Objective
Wherever the string "React" appears, copy the whole line.

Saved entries

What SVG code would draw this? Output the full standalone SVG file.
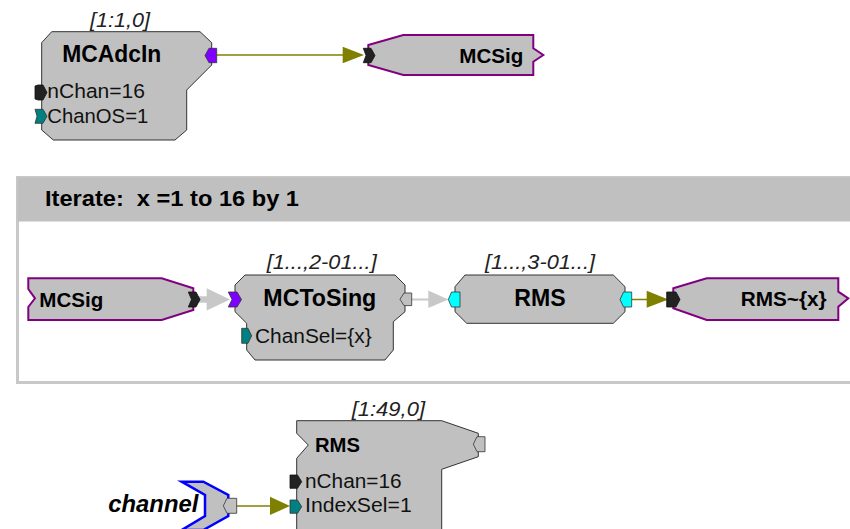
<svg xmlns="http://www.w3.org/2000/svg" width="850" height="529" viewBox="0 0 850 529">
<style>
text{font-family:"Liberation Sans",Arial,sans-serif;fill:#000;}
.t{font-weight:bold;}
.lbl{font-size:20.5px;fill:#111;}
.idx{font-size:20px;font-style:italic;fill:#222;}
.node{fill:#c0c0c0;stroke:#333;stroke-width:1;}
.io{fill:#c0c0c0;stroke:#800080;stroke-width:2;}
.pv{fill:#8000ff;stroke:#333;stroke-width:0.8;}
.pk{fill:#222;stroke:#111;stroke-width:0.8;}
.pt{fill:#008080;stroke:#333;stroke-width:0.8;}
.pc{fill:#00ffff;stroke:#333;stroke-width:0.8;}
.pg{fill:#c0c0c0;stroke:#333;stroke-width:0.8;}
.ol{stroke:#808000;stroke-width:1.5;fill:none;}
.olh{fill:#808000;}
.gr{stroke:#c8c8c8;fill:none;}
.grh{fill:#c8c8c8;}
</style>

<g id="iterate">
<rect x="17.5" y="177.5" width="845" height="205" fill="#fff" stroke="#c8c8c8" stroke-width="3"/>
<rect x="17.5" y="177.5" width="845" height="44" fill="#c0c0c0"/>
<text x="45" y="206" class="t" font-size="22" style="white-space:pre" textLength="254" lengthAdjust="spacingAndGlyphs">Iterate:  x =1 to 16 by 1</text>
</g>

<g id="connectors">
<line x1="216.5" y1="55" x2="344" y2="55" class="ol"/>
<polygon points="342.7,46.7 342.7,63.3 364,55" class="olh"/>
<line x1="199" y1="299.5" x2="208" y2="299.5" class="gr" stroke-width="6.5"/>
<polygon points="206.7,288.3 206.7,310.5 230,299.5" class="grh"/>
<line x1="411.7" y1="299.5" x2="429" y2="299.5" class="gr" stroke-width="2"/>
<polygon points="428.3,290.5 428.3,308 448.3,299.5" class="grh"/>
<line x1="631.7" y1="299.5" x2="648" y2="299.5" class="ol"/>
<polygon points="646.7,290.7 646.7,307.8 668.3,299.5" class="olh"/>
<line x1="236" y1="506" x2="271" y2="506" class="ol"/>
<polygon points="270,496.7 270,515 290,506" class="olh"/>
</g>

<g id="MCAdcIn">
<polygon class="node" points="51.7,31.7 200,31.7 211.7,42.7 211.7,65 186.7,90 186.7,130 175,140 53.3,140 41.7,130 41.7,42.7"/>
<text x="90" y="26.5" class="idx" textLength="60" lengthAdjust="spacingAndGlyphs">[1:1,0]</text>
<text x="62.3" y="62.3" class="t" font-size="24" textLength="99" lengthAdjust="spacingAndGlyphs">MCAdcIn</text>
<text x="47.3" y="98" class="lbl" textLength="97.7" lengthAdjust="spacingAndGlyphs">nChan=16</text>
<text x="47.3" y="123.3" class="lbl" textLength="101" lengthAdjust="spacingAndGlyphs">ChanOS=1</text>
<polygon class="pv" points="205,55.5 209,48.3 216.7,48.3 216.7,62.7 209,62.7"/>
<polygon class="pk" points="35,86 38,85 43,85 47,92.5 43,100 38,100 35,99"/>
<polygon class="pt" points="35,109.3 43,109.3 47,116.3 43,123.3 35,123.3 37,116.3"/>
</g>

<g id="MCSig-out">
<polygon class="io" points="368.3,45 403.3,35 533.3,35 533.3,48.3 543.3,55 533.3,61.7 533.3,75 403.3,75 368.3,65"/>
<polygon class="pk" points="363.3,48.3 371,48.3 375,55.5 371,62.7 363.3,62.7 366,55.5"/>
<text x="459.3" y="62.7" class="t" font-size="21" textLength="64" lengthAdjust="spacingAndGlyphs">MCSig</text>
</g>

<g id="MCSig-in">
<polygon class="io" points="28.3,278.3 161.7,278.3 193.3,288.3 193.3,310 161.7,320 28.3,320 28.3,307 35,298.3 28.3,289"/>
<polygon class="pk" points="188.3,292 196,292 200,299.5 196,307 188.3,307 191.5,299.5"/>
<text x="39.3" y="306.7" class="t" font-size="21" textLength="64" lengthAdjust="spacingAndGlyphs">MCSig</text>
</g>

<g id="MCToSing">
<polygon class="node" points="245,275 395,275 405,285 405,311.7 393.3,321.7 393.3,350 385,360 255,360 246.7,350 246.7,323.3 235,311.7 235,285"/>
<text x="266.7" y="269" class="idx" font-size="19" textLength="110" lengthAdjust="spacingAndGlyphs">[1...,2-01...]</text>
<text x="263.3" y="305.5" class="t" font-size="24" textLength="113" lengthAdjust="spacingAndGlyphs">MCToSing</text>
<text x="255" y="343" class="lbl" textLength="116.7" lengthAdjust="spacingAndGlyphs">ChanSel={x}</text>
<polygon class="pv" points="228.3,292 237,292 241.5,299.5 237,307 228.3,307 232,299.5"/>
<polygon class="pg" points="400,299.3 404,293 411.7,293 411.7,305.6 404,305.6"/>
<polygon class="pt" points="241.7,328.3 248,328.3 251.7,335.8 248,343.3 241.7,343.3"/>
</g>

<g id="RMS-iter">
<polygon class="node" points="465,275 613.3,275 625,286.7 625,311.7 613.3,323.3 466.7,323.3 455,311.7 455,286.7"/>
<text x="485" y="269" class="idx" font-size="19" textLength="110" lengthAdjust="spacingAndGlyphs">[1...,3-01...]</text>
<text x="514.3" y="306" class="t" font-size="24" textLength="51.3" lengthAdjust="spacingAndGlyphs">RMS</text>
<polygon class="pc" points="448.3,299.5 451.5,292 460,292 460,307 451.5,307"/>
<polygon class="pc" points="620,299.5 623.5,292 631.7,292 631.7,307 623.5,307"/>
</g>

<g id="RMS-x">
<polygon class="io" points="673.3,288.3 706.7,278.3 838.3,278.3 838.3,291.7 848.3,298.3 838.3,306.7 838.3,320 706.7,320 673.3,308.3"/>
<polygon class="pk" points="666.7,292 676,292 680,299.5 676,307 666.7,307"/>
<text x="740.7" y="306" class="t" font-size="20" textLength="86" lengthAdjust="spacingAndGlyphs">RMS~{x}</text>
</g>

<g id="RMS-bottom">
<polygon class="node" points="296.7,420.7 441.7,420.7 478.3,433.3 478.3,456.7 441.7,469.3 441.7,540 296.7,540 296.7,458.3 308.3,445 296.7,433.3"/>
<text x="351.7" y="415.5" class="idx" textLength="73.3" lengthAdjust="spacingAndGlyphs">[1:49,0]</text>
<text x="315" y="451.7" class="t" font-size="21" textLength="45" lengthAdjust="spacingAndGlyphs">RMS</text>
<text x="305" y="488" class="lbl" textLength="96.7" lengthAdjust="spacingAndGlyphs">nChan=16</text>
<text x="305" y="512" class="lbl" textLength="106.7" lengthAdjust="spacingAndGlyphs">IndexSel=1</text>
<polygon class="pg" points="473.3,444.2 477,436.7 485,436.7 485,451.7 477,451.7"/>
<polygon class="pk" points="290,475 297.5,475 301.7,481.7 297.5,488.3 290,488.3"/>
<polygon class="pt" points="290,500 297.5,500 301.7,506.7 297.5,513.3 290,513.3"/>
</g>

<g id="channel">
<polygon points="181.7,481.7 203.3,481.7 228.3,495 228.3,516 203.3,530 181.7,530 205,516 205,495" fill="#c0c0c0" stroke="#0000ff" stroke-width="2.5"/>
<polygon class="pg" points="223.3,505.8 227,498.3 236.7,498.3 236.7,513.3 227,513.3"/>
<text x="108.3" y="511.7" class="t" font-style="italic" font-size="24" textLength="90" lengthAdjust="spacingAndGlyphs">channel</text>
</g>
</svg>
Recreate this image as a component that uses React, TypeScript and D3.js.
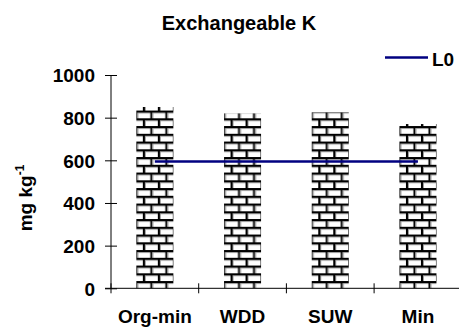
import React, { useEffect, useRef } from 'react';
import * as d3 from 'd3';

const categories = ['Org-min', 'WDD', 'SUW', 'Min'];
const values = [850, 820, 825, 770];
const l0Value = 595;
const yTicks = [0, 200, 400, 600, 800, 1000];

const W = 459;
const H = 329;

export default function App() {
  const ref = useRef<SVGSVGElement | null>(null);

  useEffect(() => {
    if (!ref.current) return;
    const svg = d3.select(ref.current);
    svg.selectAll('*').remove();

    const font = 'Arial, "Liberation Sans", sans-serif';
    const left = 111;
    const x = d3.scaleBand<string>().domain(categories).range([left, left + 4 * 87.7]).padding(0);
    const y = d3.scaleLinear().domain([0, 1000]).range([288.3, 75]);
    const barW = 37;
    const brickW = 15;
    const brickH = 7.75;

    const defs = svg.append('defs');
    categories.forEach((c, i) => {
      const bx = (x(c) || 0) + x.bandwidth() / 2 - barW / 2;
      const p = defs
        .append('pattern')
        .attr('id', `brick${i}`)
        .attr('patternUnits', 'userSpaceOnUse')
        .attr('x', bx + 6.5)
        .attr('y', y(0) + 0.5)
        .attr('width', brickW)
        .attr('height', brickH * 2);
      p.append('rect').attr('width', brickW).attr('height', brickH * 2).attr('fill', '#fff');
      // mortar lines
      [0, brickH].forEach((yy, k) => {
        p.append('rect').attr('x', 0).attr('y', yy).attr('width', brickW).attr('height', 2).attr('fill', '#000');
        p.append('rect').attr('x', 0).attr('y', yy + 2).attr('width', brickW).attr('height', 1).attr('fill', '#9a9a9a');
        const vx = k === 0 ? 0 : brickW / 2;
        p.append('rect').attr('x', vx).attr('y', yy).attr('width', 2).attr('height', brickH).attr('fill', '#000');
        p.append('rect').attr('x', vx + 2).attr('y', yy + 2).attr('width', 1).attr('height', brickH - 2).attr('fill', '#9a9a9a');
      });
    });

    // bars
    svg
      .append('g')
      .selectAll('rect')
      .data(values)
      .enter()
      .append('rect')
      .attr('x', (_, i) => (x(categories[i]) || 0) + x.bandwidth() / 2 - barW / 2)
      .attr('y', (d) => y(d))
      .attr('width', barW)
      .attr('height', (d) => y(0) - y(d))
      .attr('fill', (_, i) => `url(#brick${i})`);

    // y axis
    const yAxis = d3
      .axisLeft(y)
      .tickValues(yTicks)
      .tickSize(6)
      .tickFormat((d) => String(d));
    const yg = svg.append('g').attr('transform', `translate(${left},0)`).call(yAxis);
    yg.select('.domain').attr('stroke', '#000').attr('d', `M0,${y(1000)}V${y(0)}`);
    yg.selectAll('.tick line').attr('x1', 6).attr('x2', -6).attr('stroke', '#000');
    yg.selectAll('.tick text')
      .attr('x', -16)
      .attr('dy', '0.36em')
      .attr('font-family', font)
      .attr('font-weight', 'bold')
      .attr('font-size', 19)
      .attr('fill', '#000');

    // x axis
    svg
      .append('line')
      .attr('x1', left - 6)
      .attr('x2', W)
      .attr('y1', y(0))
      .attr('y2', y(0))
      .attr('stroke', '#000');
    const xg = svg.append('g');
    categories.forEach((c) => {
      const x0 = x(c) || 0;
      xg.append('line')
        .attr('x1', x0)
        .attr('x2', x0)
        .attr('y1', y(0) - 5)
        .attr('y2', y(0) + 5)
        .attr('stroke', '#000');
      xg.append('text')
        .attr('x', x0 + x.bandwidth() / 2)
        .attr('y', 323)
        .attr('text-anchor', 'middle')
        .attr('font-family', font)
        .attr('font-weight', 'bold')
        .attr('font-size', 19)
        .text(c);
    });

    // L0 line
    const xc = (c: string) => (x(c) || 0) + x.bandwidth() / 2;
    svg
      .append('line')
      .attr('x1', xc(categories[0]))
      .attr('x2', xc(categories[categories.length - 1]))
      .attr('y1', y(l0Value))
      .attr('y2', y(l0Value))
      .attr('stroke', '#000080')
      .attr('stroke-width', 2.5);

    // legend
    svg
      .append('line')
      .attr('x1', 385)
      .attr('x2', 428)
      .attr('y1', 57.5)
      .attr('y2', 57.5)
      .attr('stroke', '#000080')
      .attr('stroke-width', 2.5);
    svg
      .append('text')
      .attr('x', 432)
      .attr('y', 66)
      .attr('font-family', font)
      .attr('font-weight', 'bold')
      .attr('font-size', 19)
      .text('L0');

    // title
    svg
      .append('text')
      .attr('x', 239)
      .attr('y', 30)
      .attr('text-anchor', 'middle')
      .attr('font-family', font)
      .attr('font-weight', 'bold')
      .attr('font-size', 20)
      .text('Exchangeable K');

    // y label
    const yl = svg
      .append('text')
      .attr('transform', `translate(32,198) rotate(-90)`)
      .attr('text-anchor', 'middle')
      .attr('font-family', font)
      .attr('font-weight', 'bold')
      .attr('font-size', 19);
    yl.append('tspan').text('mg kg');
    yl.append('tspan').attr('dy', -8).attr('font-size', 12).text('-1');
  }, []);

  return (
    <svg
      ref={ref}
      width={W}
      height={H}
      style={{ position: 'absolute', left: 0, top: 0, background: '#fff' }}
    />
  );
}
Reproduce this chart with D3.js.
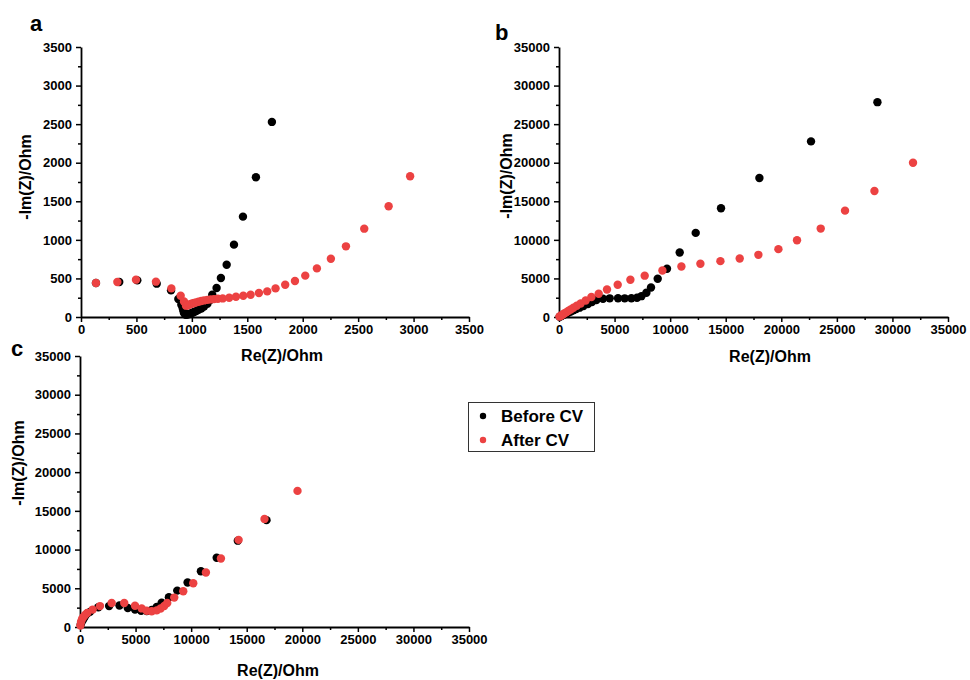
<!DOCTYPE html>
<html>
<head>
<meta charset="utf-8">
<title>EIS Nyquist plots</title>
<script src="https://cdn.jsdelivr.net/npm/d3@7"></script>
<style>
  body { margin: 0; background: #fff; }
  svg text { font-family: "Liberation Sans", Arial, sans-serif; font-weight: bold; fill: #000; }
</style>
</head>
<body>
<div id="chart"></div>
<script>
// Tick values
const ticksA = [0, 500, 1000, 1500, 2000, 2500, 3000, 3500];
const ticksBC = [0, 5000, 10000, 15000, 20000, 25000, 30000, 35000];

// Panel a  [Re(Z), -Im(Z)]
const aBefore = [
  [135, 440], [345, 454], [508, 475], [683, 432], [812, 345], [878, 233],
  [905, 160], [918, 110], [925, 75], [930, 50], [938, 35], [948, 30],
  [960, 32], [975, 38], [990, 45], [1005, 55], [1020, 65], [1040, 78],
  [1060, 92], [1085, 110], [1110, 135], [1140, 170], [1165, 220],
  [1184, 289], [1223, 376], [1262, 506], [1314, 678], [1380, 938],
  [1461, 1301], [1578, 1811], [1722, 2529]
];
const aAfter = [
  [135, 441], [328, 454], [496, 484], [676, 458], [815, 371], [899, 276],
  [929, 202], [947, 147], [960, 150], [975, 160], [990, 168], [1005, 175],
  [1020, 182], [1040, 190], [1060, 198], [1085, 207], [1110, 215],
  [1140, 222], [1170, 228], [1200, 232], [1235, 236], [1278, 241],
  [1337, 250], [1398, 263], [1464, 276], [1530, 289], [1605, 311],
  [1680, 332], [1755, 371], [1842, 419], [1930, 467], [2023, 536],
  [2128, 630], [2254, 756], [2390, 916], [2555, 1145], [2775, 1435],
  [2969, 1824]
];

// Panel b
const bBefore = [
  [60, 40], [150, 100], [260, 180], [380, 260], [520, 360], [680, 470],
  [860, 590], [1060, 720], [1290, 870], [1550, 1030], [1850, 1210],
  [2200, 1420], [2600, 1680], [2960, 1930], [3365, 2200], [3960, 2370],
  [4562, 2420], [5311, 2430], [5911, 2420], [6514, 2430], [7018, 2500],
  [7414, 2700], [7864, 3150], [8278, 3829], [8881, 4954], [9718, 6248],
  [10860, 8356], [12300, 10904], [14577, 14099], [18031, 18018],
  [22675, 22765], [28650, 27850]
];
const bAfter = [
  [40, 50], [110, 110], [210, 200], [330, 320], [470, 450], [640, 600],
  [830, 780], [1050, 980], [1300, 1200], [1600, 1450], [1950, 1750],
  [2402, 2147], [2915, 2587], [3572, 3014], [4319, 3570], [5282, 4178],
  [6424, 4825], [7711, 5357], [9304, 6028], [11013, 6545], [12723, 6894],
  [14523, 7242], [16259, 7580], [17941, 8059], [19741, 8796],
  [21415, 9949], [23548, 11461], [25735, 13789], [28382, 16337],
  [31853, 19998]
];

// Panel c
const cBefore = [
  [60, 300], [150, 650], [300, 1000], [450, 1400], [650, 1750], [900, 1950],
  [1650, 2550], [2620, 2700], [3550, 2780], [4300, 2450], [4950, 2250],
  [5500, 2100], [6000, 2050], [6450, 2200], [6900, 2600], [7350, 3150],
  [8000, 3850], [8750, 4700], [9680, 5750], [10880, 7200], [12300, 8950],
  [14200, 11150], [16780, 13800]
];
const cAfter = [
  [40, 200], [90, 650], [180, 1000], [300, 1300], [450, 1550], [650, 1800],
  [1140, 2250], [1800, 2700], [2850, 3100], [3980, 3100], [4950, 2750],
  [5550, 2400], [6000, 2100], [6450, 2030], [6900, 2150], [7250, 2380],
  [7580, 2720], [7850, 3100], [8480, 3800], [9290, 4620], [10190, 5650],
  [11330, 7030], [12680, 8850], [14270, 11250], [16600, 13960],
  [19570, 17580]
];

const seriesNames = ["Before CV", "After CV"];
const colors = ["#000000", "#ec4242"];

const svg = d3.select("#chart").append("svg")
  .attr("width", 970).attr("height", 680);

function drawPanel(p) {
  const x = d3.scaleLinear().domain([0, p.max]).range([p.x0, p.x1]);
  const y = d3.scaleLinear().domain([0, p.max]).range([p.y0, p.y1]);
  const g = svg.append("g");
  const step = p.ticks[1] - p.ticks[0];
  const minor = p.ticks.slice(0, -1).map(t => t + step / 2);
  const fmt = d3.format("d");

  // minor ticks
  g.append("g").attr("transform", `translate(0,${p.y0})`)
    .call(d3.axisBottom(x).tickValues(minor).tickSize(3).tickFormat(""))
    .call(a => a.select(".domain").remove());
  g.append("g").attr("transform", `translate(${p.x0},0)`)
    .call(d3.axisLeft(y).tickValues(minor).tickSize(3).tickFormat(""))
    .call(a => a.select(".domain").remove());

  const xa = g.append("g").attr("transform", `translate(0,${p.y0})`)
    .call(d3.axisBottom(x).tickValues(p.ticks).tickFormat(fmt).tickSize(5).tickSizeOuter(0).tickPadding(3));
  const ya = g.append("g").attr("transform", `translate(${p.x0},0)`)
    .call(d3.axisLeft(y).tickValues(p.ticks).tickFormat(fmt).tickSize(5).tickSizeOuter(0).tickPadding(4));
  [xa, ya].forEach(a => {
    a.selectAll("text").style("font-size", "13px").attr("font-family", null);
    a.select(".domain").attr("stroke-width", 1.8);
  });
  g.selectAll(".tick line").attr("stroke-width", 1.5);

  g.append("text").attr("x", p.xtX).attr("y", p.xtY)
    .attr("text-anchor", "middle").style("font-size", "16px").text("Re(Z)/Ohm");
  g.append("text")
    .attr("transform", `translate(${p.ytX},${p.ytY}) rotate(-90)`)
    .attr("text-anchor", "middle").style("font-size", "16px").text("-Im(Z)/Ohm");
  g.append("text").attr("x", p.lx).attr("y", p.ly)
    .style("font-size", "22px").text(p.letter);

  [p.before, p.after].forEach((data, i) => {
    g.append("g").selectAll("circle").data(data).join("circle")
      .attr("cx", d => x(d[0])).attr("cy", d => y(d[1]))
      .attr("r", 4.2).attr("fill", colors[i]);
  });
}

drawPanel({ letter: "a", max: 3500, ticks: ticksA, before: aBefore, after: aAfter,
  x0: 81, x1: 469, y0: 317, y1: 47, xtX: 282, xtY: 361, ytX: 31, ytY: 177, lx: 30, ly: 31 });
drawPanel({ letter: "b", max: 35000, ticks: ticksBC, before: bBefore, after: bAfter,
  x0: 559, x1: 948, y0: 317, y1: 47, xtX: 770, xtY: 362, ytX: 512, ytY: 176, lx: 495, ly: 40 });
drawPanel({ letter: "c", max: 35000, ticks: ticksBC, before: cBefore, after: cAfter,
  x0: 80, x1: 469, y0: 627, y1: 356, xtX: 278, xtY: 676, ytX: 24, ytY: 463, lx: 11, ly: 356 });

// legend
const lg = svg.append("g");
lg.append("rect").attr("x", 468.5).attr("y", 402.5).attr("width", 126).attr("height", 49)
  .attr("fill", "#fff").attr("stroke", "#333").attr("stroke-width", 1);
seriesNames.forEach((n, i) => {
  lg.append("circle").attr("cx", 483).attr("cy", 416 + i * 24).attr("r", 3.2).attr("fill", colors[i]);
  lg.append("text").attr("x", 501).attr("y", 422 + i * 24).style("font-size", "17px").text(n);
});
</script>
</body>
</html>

The result
Recreate this image as a component that uses React, TypeScript and D3.js.
import React, { useEffect, useRef } from 'react';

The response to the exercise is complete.